WHAT TO PRODUCE:
Transcribe every line exactly and omit anything that is a picture.
* * * * * * * * *
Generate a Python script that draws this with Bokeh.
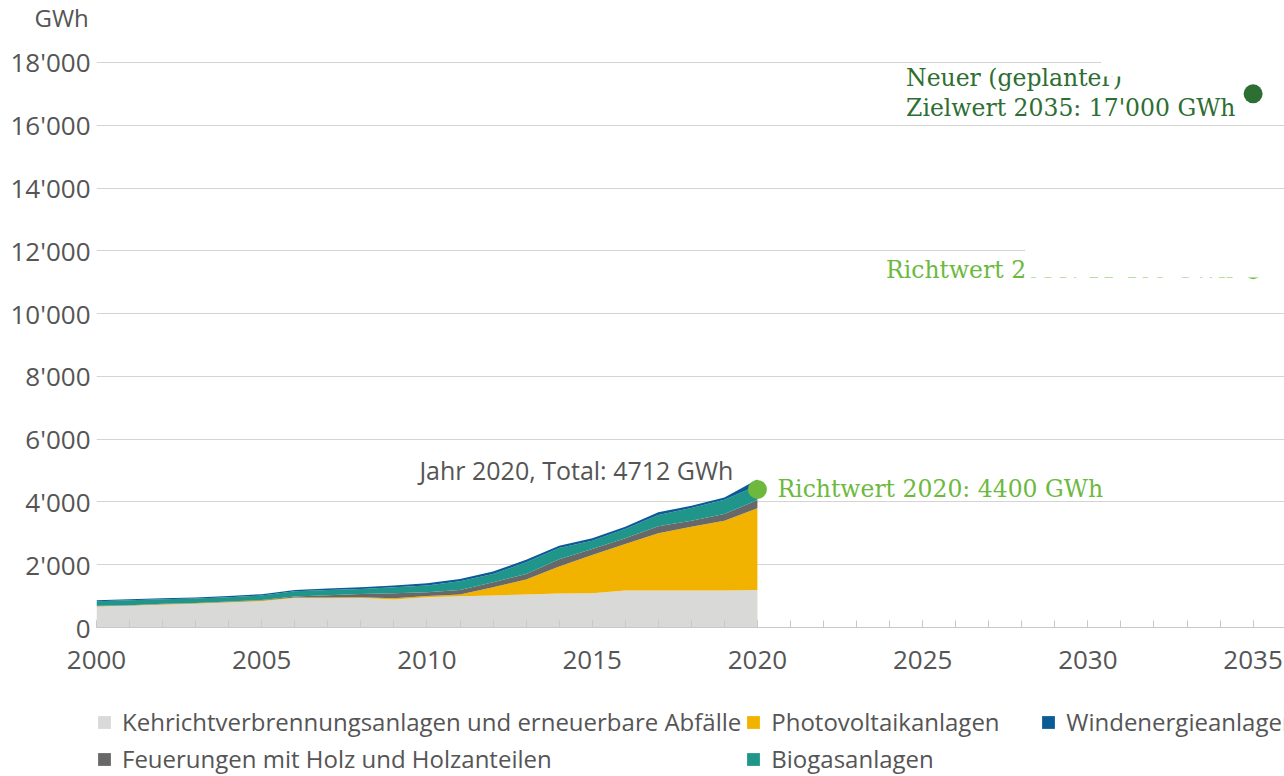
from bokeh.plotting import figure
from bokeh.layouts import column
from bokeh.models import ColumnDataSource, Legend, LegendItem, Title, FixedTicker, Range1d
from bokeh.core.properties import value
from bokeh.embed import file_html
from bokeh.resources import INLINE

# ---------------- data ----------------
years = list(range(2000, 2021))
kva = [668, 689, 721, 753, 795, 837, 943, 933, 943, 890, 965, 996, 1018, 1049, 1081, 1092, 1177, 1177, 1177, 1177, 1198]
pv = [10, 11, 21, 21, 21, 22, 11, 21, 22, 43, 42, 53, 265, 477, 859, 1219, 1484, 1823, 2035, 2226, 2600]
holz = [11, 10, 11, 10, 11, 21, 32, 74, 105, 159, 116, 149, 159, 181, 233, 191, 180, 222, 191, 212, 262]
biogas = [148, 159, 148, 138, 138, 138, 169, 170, 160, 190, 213, 275, 265, 371, 360, 265, 297, 361, 402, 455, 460]
wind = [32, 32, 32, 32, 42, 42, 43, 42, 53, 54, 73, 75, 74, 84, 75, 74, 74, 85, 75, 75, 192]

series_keys = ["kva", "pv", "holz", "biogas", "wind"]
series_names = [
    "Kehrichtverbrennungsanlagen und erneuerbare Abfälle",
    "Photovoltaikanlagen",
    "Feuerungen mit Holz und Holzanteilen",
    "Biogasanlagen",
    "Windenergieanlagen",
]
series_colors = ["#d9d9d8", "#f2b300", "#686868", "#20968a", "#0b5c96"]

target_years = [2020, 2035, 2035]
target_values = [4400, 11400, 17000]
target_colors = ["#6cb93e", "#6cb93e", "#2d6e32"]

total_2020_label = "Jahr 2020, Total: 4712 GWh"
total_2020 = 4712
richtwert_2020_label = "Richtwert 2020: 4400 GWh"
richtwert_2035_label = "Richtwert 2035: 11'400 GWh"
ziel_2035_lines = ["Neuer (geplanter)", "Zielwert 2035: 17'000 GWh"]
unit_label = "GWh"

y_ticks = [0, 2000, 4000, 6000, 8000, 10000, 12000, 14000, 16000, 18000]
y_tick_labels = ["0", "2'000", "4'000", "6'000", "8'000", "10'000", "12'000", "14'000", "16'000", "18'000"]
x_ticks = [2000, 2005, 2010, 2015, 2020, 2025, 2030, 2035]
x_minor_ticks = list(range(2000, 2036))

# masking boxes present in the original graphic (left, right, bottom, top)
mask_left = [2030.4, 2028.1]
mask_right = [2037, 2037]
mask_bottom = [17550, 11150]
mask_top = [19500, 13000]

# ---------------- main figure ----------------
src = ColumnDataSource(dict(year=years, kva=kva, pv=pv, holz=holz, biogas=biogas, wind=wind))

FONT = "Open Sans"
SERIF = "DejaVu Serif"
TXT = "#555555"

p = figure(
    width=1284, height=705,
    x_range=(2000, 2035.95), y_range=(0, 18859),
    output_backend="svg", toolbar_location=None,
    min_border_left=96, min_border_right=0, min_border_top=34, min_border_bottom=78,
)
p.outline_line_color = None
p.background_fill_color = "white"

# unit label as a title above the frame
p.add_layout(Title(text=unit_label, align="left", offset=-62, text_font=FONT, text_font_size="24px",
                   text_font_style="normal", text_color=TXT, standoff=0, vertical_align="top"), "above")

areas = p.varea_stack(stackers=series_keys, x="year", color=series_colors, source=src)

# targets
p.scatter(x=target_years, y=target_values, size=19, color=target_colors, line_color=None)

# texts
p.text(x=[2020], y=[total_2020], text=[total_2020_label], x_offset=-24, y_offset=-10,
       text_align="right", text_baseline="middle", text_color=TXT,
       text_font=value(FONT), text_font_size="25px")
p.text(x=[target_years[0]], y=[target_values[0]], text=[richtwert_2020_label], x_offset=20, y_offset=0,
       text_align="left", text_baseline="middle", text_color=target_colors[0],
       text_font=value(SERIF), text_font_size="23.5px")
p.text(x=[target_years[1]], y=[target_values[1]], text=[richtwert_2035_label], x_offset=-20, y_offset=0,
       text_align="right", text_baseline="middle", text_color=target_colors[1],
       text_font=value(SERIF), text_font_size="23.5px")
p.text(x=[target_years[2]] * 2, y=[target_values[2]] * 2, text=ziel_2035_lines, x_offset=-347,
       y_offset=[-16, 14], text_align="left", text_baseline="middle", text_color=target_colors[2],
       text_font=value(SERIF), text_font_size="23.5px")

# white masks
p.quad(left=mask_left, right=mask_right, bottom=mask_bottom, top=mask_top,
       fill_color="white", line_color=None)

# axes
p.xaxis.ticker = FixedTicker(ticks=x_ticks, minor_ticks=x_minor_ticks)
p.xaxis.axis_line_color = "#c8c8c8"
p.xaxis.major_tick_line_color = "#c8c8c8"
p.xaxis.minor_tick_line_color = "#c8c8c8"
p.xaxis.major_tick_in = 7
p.xaxis.major_tick_out = 0
p.xaxis.minor_tick_in = 7
p.xaxis.minor_tick_out = 0
p.xaxis.major_label_standoff = 23
p.xaxis.major_label_text_font = FONT
p.xaxis.major_label_text_font_size = "26px"
p.xaxis.major_label_text_color = TXT

p.yaxis.ticker = FixedTicker(ticks=y_ticks)
p.yaxis.major_label_overrides = {t: l for t, l in zip(y_ticks, y_tick_labels)}
p.yaxis.axis_line_color = None
p.yaxis.major_tick_line_color = None
p.yaxis.minor_tick_line_color = None
p.yaxis.major_label_standoff = 0
p.yaxis.major_label_text_font = FONT
p.yaxis.major_label_text_font_size = "26px"
p.yaxis.major_label_text_color = TXT

p.xgrid.grid_line_color = None
p.ygrid.grid_line_color = "#d4d4d4"
p.ygrid.ticker = FixedTicker(ticks=y_ticks[1:])

# ---------------- legend strip ----------------
lg = figure(width=1284, height=71, output_backend="svg", toolbar_location=None,
            x_range=Range1d(0, 1), y_range=Range1d(0, 1),
            x_axis_location=None, y_axis_location=None,
            min_border_left=96, min_border_right=0, min_border_top=0, min_border_bottom=0)
lg.outline_line_color = None
lg.grid.visible = False
swatches = [lg.varea(x=[-5, -4], y1=[-5, -5], y2=[-4, -4], color=c) for c in series_colors]

order = [0, 1, 4, 2, 3]
items = [LegendItem(label=series_names[i], renderers=[swatches[i]]) for i in order]
legend = Legend(items=items, ncols=3, orientation="horizontal", location="top_left",
                margin=0, padding=0, spacing=4, label_standoff=10, label_width=265,
                glyph_width=16, glyph_height=16, label_height=26,
                label_text_font=FONT, label_text_font_size="24px", label_text_color=TXT,
                border_line_color=None, background_fill_alpha=0)
lg.add_layout(legend)

layout = column(p, lg, spacing=0)
open("out.html", "w").write(file_html(layout, INLINE))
* * * * * * * * *
RESULT FOR THIS TASK:
Generate a Python script that draws this with Bokeh.
from bokeh.plotting import figure
from bokeh.layouts import column
from bokeh.models import ColumnDataSource, Legend, LegendItem, Title, FixedTicker, Range1d
from bokeh.core.properties import value
from bokeh.embed import file_html
from bokeh.resources import INLINE

# ---------------- data ----------------
years = list(range(2000, 2021))
kva = [668, 689, 721, 753, 795, 837, 943, 933, 943, 890, 965, 996, 1018, 1049, 1081, 1092, 1177, 1177, 1177, 1177, 1198]
pv = [10, 11, 21, 21, 21, 22, 11, 21, 22, 43, 42, 53, 265, 477, 859, 1219, 1484, 1823, 2035, 2226, 2600]
holz = [11, 10, 11, 10, 11, 21, 32, 74, 105, 159, 116, 149, 159, 181, 233, 191, 180, 222, 191, 212, 262]
biogas = [148, 159, 148, 138, 138, 138, 169, 170, 160, 190, 213, 275, 265, 371, 360, 265, 297, 361, 402, 455, 460]
wind = [32, 32, 32, 32, 42, 42, 43, 42, 53, 54, 73, 75, 74, 84, 75, 74, 74, 85, 75, 75, 192]

series_keys = ["kva", "pv", "holz", "biogas", "wind"]
series_names = [
    "Kehrichtverbrennungsanlagen und erneuerbare Abfälle",
    "Photovoltaikanlagen",
    "Feuerungen mit Holz und Holzanteilen",
    "Biogasanlagen",
    "Windenergieanlagen",
]
series_colors = ["#d9d9d8", "#f2b300", "#686868", "#20968a", "#0b5c96"]

target_years = [2020, 2035, 2035]
target_values = [4400, 11400, 17000]
target_colors = ["#6cb93e", "#6cb93e", "#2d6e32"]

total_2020_label = "Jahr 2020, Total: 4712 GWh"
total_2020 = 4712
richtwert_2020_label = "Richtwert 2020: 4400 GWh"
richtwert_2035_label = "Richtwert 2035: 11'400 GWh"
ziel_2035_lines = ["Neuer (geplanter)", "Zielwert 2035: 17'000 GWh"]
unit_label = "GWh"

y_ticks = [0, 2000, 4000, 6000, 8000, 10000, 12000, 14000, 16000, 18000]
y_tick_labels = ["0", "2'000", "4'000", "6'000", "8'000", "10'000", "12'000", "14'000", "16'000", "18'000"]
x_ticks = [2000, 2005, 2010, 2015, 2020, 2025, 2030, 2035]
x_minor_ticks = list(range(2000, 2036))

# masking boxes present in the original graphic (left, right, bottom, top)
mask_left = [2030.4, 2028.1]
mask_right = [2037, 2037]
mask_bottom = [17550, 11150]
mask_top = [19500, 13000]

# ---------------- main figure ----------------
src = ColumnDataSource(dict(year=years, kva=kva, pv=pv, holz=holz, biogas=biogas, wind=wind))

FONT = "Open Sans"
SERIF = "DejaVu Serif"
TXT = "#555555"

p = figure(
    width=1284, height=705,
    x_range=(2000, 2035.95), y_range=(0, 18859),
    output_backend="svg", toolbar_location=None,
    min_border_left=96, min_border_right=0, min_border_top=34, min_border_bottom=78,
)
p.outline_line_color = None
p.background_fill_color = "white"

# unit label as a title above the frame
p.add_layout(Title(text=unit_label, align="left", offset=-62, text_font=FONT, text_font_size="24px",
                   text_font_style="normal", text_color=TXT, standoff=0, vertical_align="top"), "above")

areas = p.varea_stack(stackers=series_keys, x="year", color=series_colors, source=src)

# targets
p.scatter(x=target_years, y=target_values, size=19, color=target_colors, line_color=None)

# texts
p.text(x=[2020], y=[total_2020], text=[total_2020_label], x_offset=-24, y_offset=-10,
       text_align="right", text_baseline="middle", text_color=TXT,
       text_font=value(FONT), text_font_size="25px")
p.text(x=[target_years[0]], y=[target_values[0]], text=[richtwert_2020_label], x_offset=20, y_offset=0,
       text_align="left", text_baseline="middle", text_color=target_colors[0],
       text_font=value(SERIF), text_font_size="23.5px")
p.text(x=[target_years[1]], y=[target_values[1]], text=[richtwert_2035_label], x_offset=-20, y_offset=0,
       text_align="right", text_baseline="middle", text_color=target_colors[1],
       text_font=value(SERIF), text_font_size="23.5px")
p.text(x=[target_years[2]] * 2, y=[target_values[2]] * 2, text=ziel_2035_lines, x_offset=-347,
       y_offset=[-16, 14], text_align="left", text_baseline="middle", text_color=target_colors[2],
       text_font=value(SERIF), text_font_size="23.5px")

# white masks
p.quad(left=mask_left, right=mask_right, bottom=mask_bottom, top=mask_top,
       fill_color="white", line_color=None)

# axes
p.xaxis.ticker = FixedTicker(ticks=x_ticks, minor_ticks=x_minor_ticks)
p.xaxis.axis_line_color = "#c8c8c8"
p.xaxis.major_tick_line_color = "#c8c8c8"
p.xaxis.minor_tick_line_color = "#c8c8c8"
p.xaxis.major_tick_in = 7
p.xaxis.major_tick_out = 0
p.xaxis.minor_tick_in = 7
p.xaxis.minor_tick_out = 0
p.xaxis.major_label_standoff = 23
p.xaxis.major_label_text_font = FONT
p.xaxis.major_label_text_font_size = "26px"
p.xaxis.major_label_text_color = TXT

p.yaxis.ticker = FixedTicker(ticks=y_ticks)
p.yaxis.major_label_overrides = {t: l for t, l in zip(y_ticks, y_tick_labels)}
p.yaxis.axis_line_color = None
p.yaxis.major_tick_line_color = None
p.yaxis.minor_tick_line_color = None
p.yaxis.major_label_standoff = 0
p.yaxis.major_label_text_font = FONT
p.yaxis.major_label_text_font_size = "26px"
p.yaxis.major_label_text_color = TXT

p.xgrid.grid_line_color = None
p.ygrid.grid_line_color = "#d4d4d4"
p.ygrid.ticker = FixedTicker(ticks=y_ticks[1:])

# ---------------- legend strip ----------------
lg = figure(width=1284, height=71, output_backend="svg", toolbar_location=None,
            x_range=Range1d(0, 1), y_range=Range1d(0, 1),
            x_axis_location=None, y_axis_location=None,
            min_border_left=96, min_border_right=0, min_border_top=0, min_border_bottom=0)
lg.outline_line_color = None
lg.grid.visible = False
swatches = [lg.varea(x=[-5, -4], y1=[-5, -5], y2=[-4, -4], color=c) for c in series_colors]

order = [0, 1, 4, 2, 3]
items = [LegendItem(label=series_names[i], renderers=[swatches[i]]) for i in order]
legend = Legend(items=items, ncols=3, orientation="horizontal", location="top_left",
                margin=0, padding=0, spacing=4, label_standoff=10, label_width=265,
                glyph_width=16, glyph_height=16, label_height=26,
                label_text_font=FONT, label_text_font_size="24px", label_text_color=TXT,
                border_line_color=None, background_fill_alpha=0)
lg.add_layout(legend)

layout = column(p, lg, spacing=0)
open("out.html", "w").write(file_html(layout, INLINE))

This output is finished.